Reviewed Date: 12/01/2022
GASB Statement No. 51, Accounting and Financial Reporting for Intangible Assets, requires that all intangible assets not specifically excluded be classified as capital assets. Like GASB Statement 34, this statement was phased in so that Phase 1 and 2 cities must retroactively report intangible assets acquired since June 30, 1980, except for those intangible assets that have indefinite useful lives and those internally generated. Retroactive reporting for Phase 3 cities is encouraged but not required.
If there are no factors that limit the useful life of an intangible asset, then it is considered to have an indefinite life and therefore not depreciated.
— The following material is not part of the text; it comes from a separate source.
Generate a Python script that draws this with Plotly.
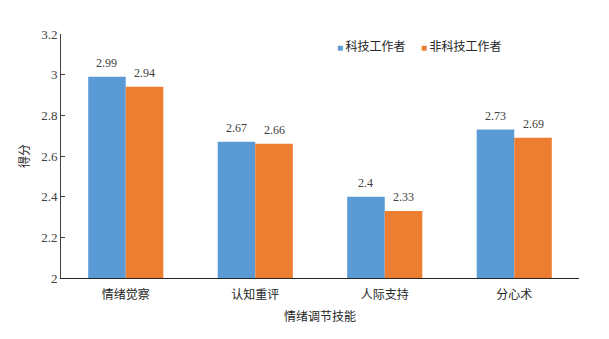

Assets with indefinite useful lives and those internally generated do not have to be retroactively reported. This statement is effective for periods after June 15, 2009, so it first applied to fiscal year 2010 audit.
This publication provides direction in accounting for and properly reporting assets in governmental funds. Governmental accounting or fund accounting had been evolving slowly until the Governmental Accounting Standards Board (GASB) issued Statement No. 34, Basic Financial Statements and Management's Discussion and Analysis--for State and Local Governments. Statement No. 34 (GASB 34) had been in development for 15 years before its 1999 release. It was not only quite comprehensive but burdensome for small governments.
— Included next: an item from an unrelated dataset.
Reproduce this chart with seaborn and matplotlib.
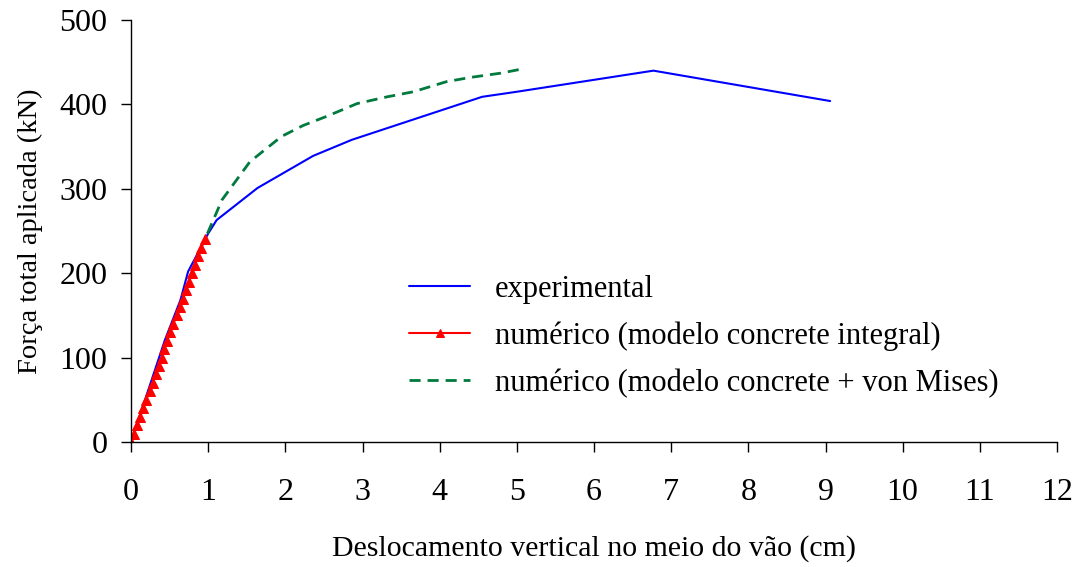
import numpy as np
import pandas as pd
import matplotlib
matplotlib.use("Agg")
import matplotlib.pyplot as plt
import seaborn as sns

# ── Data ─────────────────────────────────────────────────────
exp_x = [0.0, 0.44, 0.64, 0.74, 1.0, 1.11, 1.64, 2.36, 2.86, 4.55, 5.0, 6.77, 9.06]
exp_y = [0, 121, 168, 202, 247, 263, 301, 339, 358, 409, 415, 440, 404]

int_y = [0, 10, 20, 30, 40, 50, 60, 70, 80, 90, 100, 110, 120,
         130, 140, 150, 160, 170, 180, 190, 200, 210, 220, 230, 240]
int_x = [0.0, 0.04, 0.08, 0.12, 0.16, 0.20, 0.24, 0.28, 0.32, 0.36, 0.40, 0.43, 0.47,
         0.51, 0.55, 0.59, 0.63, 0.67, 0.71, 0.75, 0.79, 0.83, 0.87, 0.91, 0.96]

mis_x = [0.99, 1.18, 1.54, 1.95, 2.23, 2.54, 2.93, 3.32, 3.66, 4.09, 4.40, 4.79, 5.07]
mis_y = [247, 287, 332, 362, 375, 386, 401, 409, 415, 427, 432, 437, 442]

LBL_EXP = "experimental"
LBL_INT = "numérico (modelo concrete integral)"
LBL_MIS = "numérico (modelo concrete + von Mises)"

sns.set_theme(style="ticks")
plt.rcParams["font.family"] = ["Liberation Serif", "DejaVu Serif"]
plt.rcParams["text.color"] = "black"
plt.rcParams["axes.labelcolor"] = "black"

fig, ax = plt.subplots(figsize=(10.81, 5.67), dpi=100)
fig.subplots_adjust(left=0.1212, right=0.9778, bottom=0.2205, top=0.9647)

sns.lineplot(x=exp_x, y=exp_y, ax=ax, color="#0000FF", lw=1.5,
             sort=False, estimator=None, label=LBL_EXP)
sns.lineplot(x=int_x, y=int_y, ax=ax, color="#FF0000", lw=1.5,
             marker="^", markersize=7.5, markeredgecolor="#FF0000",
             sort=False, estimator=None, label=LBL_INT)
sns.lineplot(x=mis_x, y=mis_y, ax=ax, color="#007A3D", lw=2,
             sort=False, estimator=None, label=LBL_MIS)
ax.lines[-1].set_dashes((4, 2.5))

ax.set_xlim(0, 12)
ax.set_ylim(0, 500)
ax.set_xticks(range(0, 13))
ax.set_yticks(range(0, 501, 100))
ax.tick_params(axis="both", labelsize=23, length=7, width=1, color="black",
               labelcolor="black", direction="out")
ax.tick_params(axis="x", pad=19)
ax.tick_params(axis="y", pad=10)
for s in ("left", "bottom"):
    ax.spines[s].set_color("black")
    ax.spines[s].set_linewidth(1)
sns.despine(ax=ax)

ax.set_xlabel("Deslocamento vertical no meio do vão (cm)", fontsize=21.5, labelpad=20)
ax.set_ylabel("Força total aplicada (kN)", fontsize=20.5, labelpad=12)

leg = ax.legend(loc="upper left", bbox_to_anchor=(0.287, 0.425), frameon=False,
                fontsize=22, handlelength=2.0, handletextpad=0.8, labelspacing=0.58,
                borderaxespad=0, labelcolor="black")
leg.get_lines()[2].set_dashes((4, 2.5))
leg.get_lines()[1].set_markersize(6)

fig.savefig("out.png", dpi=100)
One of the requirements for Tennessee local governments is to provide disclosures of all of their assets, both current and capital (long term). Governments are required to capitalize general infrastructure assets and report these assets in the government-wide statement of net position. The annual cost of using general infrastructure assets must be reported in the statement of activities as an operating expense (depreciation). Cities literally, have to keep two sets of books.
Prior to GASB 34, local governments were required to maintain a fixed asset accounting system (FAAS), but it was not part of the financial statements. Many cities did not adequately maintain a FAAS, which usually resulted in a "finding" in the annual audit. Under GASB 34, those findings result in either an adverse or a qualified auditor's opinion because those long-term assets are a part of the government-wide new financial statements.
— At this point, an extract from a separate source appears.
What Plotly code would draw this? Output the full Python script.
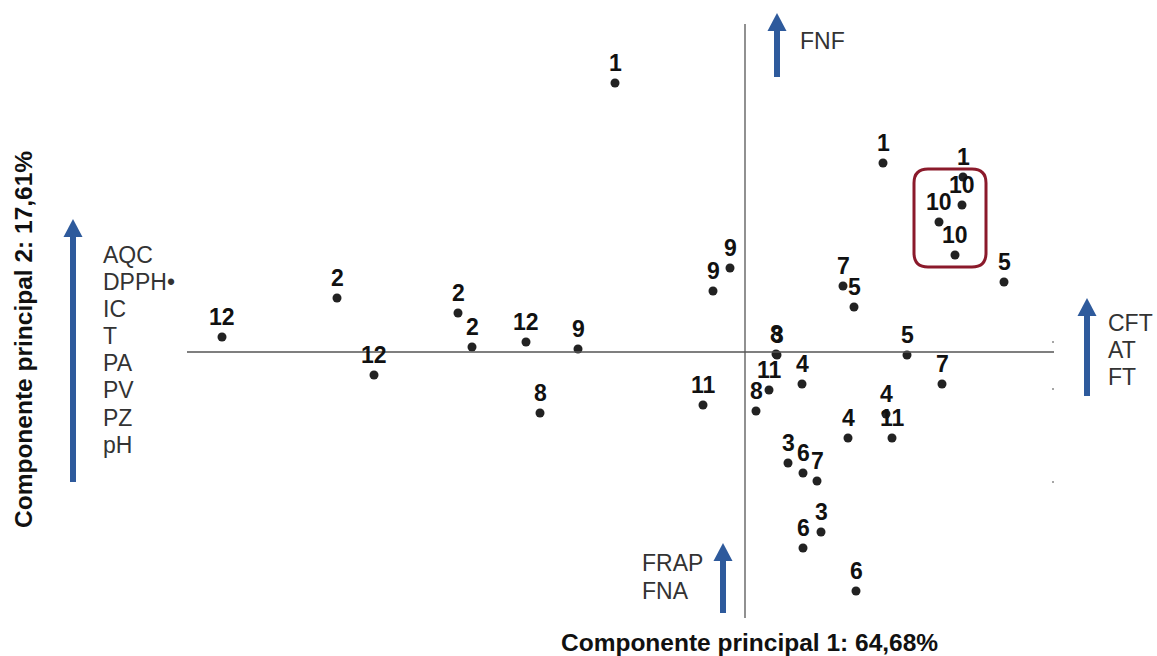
import plotly.graph_objects as go

# PCA scores of the samples (three replicates per sample)
muestra = ["1", "1", "1",
           "2", "2", "2",
           "3", "3", "3",
           "4", "4", "4",
           "5", "5", "5",
           "6", "6", "6",
           "7", "7", "7",
           "8", "8", "8",
           "9", "9", "9",
           "10", "10", "10",
           "11", "11", "11",
           "12", "12", "12"]
cp1 = [-1.30, 1.38, 2.18,
       -4.08, -2.87, -2.73,
       0.32, 0.43, 0.76,
       0.57, 1.41, 1.03,
       2.59, 1.09, 1.62,
       0.58, 0.58, 1.11,
       0.98, 1.97, 0.72,
       -2.05, 0.11, 0.31,
       -1.67, -0.15, -0.32,
       2.17, 1.94, 2.10,
       -0.42, 0.24, 1.47,
       -5.23, -3.71, -2.19]
cp2 = [2.69, 1.89, 1.75,
       0.54, 0.39, 0.05,
       -0.03, -1.11, -1.80,
       -0.32, -0.62, -0.86,
       0.70, 0.45, -0.03,
       -1.21, -1.96, -2.39,
       0.66, -0.32, -1.29,
       -0.61, -0.59, -0.02,
       0.03, 0.84, 0.61,
       1.47, 1.30, 0.97,
       -0.53, -0.38, -0.86,
       0.15, -0.23, 0.10]

# Variables loading on each direction
var_cp2_izq = ["AQC", "DPPH•", "IC", "T", "PA", "PV", "PZ", "pH"]
var_cp1_der = ["CFT", "AT", "FT"]
var_arriba = ["FNF"]
var_abajo = ["FRAP", "FNA"]

titulo_x = "Componente principal 1: 64,68%"
titulo_y = "Componente principal 2: 17,61%"

W, H = 1157, 656
FONT = "Liberation Sans, Arial, sans-serif"
BLUE = "#2E5A9C"
TXT = "#333333"


def px(x):
    return x / W


def py(y):
    return 1 - y / H


fig = go.Figure()

fig.add_trace(go.Scatter(
    x=cp1, y=cp2, mode="markers",
    marker=dict(size=9, color="#222222"),
    hoverinfo="text", text=muestra,
))

annotations = []
for lab, xv, yv in zip(muestra, cp1, cp2):
    annotations.append(dict(
        x=xv, y=yv, xref="x", yref="y", text=lab, showarrow=False,
        yshift=20, xanchor="center", yanchor="middle",
        font=dict(family=FONT, size=23, color="#111111", weight="bold"),
    ))

shapes = []
# Axes through the origin
shapes.append(dict(type="line", xref="x", yref="y", x0=-5.58, x1=3.09, y0=0, y1=0,
                   line=dict(color="#555555", width=1.3)))
shapes.append(dict(type="line", xref="x", yref="y", x0=0, x1=0, y0=3.28, y1=-2.66,
                   line=dict(color="#555555", width=1.3)))

# Rounded box around sample 10
bx0, bx1, by0, by1, r = 1.69, 2.41, 0.85, 1.83, 0.14
path = (f"M {bx0 + r},{by1} L {bx1 - r},{by1} Q {bx1},{by1} {bx1},{by1 - r} "
        f"L {bx1},{by0 + r} Q {bx1},{by0} {bx1 - r},{by0} "
        f"L {bx0 + r},{by0} Q {bx0},{by0} {bx0},{by0 + r} "
        f"L {bx0},{by1 - r} Q {bx0},{by1} {bx0 + r},{by1} Z")
shapes.append(dict(type="path", xref="x", yref="y", path=path,
                   line=dict(color="#8B1A2B", width=3)))


def arrow(xc, ytip, ybot, shaft=6, head_w=19, head_h=18):
    shapes.append(dict(type="rect", xref="paper", yref="paper",
                       x0=px(xc - shaft / 2), x1=px(xc + shaft / 2),
                       y0=py(ybot), y1=py(ytip + head_h - 1),
                       line=dict(width=0), fillcolor=BLUE))
    p = (f"M {px(xc)},{py(ytip)} L {px(xc + head_w / 2)},{py(ytip + head_h)} "
         f"L {px(xc - head_w / 2)},{py(ytip + head_h)} Z")
    shapes.append(dict(type="path", xref="paper", yref="paper", path=p,
                       line=dict(width=0), fillcolor=BLUE))


arrow(73, 219, 482)
arrow(777, 13, 77)
arrow(1087, 298, 396)
arrow(723, 543, 613)

# faint marks at the right end of the horizontal axis
for yy in (342, 389, 482):
    shapes.append(dict(type="circle", xref="paper", yref="paper",
                       x0=px(1052), x1=px(1054), y0=py(yy + 1), y1=py(yy - 1),
                       line=dict(width=0), fillcolor="#888888"))


def label(text, x, y, size=23):
    annotations.append(dict(
        x=px(x), y=py(y), xref="paper", yref="paper", text=text, showarrow=False,
        xanchor="left", yanchor="middle",
        font=dict(family=FONT, size=size, color=TXT),
    ))


for i, t in enumerate(var_cp2_izq):
    label(t, 101, 255 + 27.1 * i)
for i, t in enumerate(var_cp1_der):
    label(t, 1106, 323 + 27 * i)
label(var_arriba[0], 798, 41)
for i, t in enumerate(var_abajo):
    label(t, 640, 563 + 28 * i)

annotations.append(dict(
    x=px(749), y=py(642), xref="paper", yref="paper", text=titulo_x, showarrow=False,
    xanchor="center", yanchor="middle",
    font=dict(family=FONT, size=24.5, color="#111111", weight="bold"),
))
annotations.append(dict(
    x=px(23), y=py(340), xref="paper", yref="paper", text=titulo_y, showarrow=False,
    xanchor="center", yanchor="middle", textangle=-90,
    font=dict(family=FONT, size=24.5, color="#111111", weight="bold"),
))

fig.update_layout(
    width=W, height=H,
    margin=dict(l=0, r=0, t=0, b=0),
    paper_bgcolor="white", plot_bgcolor="white",
    showlegend=False,
    xaxis=dict(range=[-7.45, 4.12], visible=False, fixedrange=True),
    yaxis=dict(range=[-3.04, 3.52], visible=False, fixedrange=True),
    shapes=shapes, annotations=annotations,
)

fig.write_html("out.html")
GASB Statement No. 51, Accounting and Financial Reporting for Intangible Assets, requires that all intangible assets not specifically excluded be classified as capital assets. Intangible assets include easements, water rights, computer software, and trademarks.
A municipality's capital assets are the tangible and intangible assets purchased or obtained through transactions or events. Capital assets are classified as buildings, equipment, improvements other than buildings, infrastructure, construction in progress, intangibles, or land. In the private sector, these assets generally are referred to as property, plant, and equipment.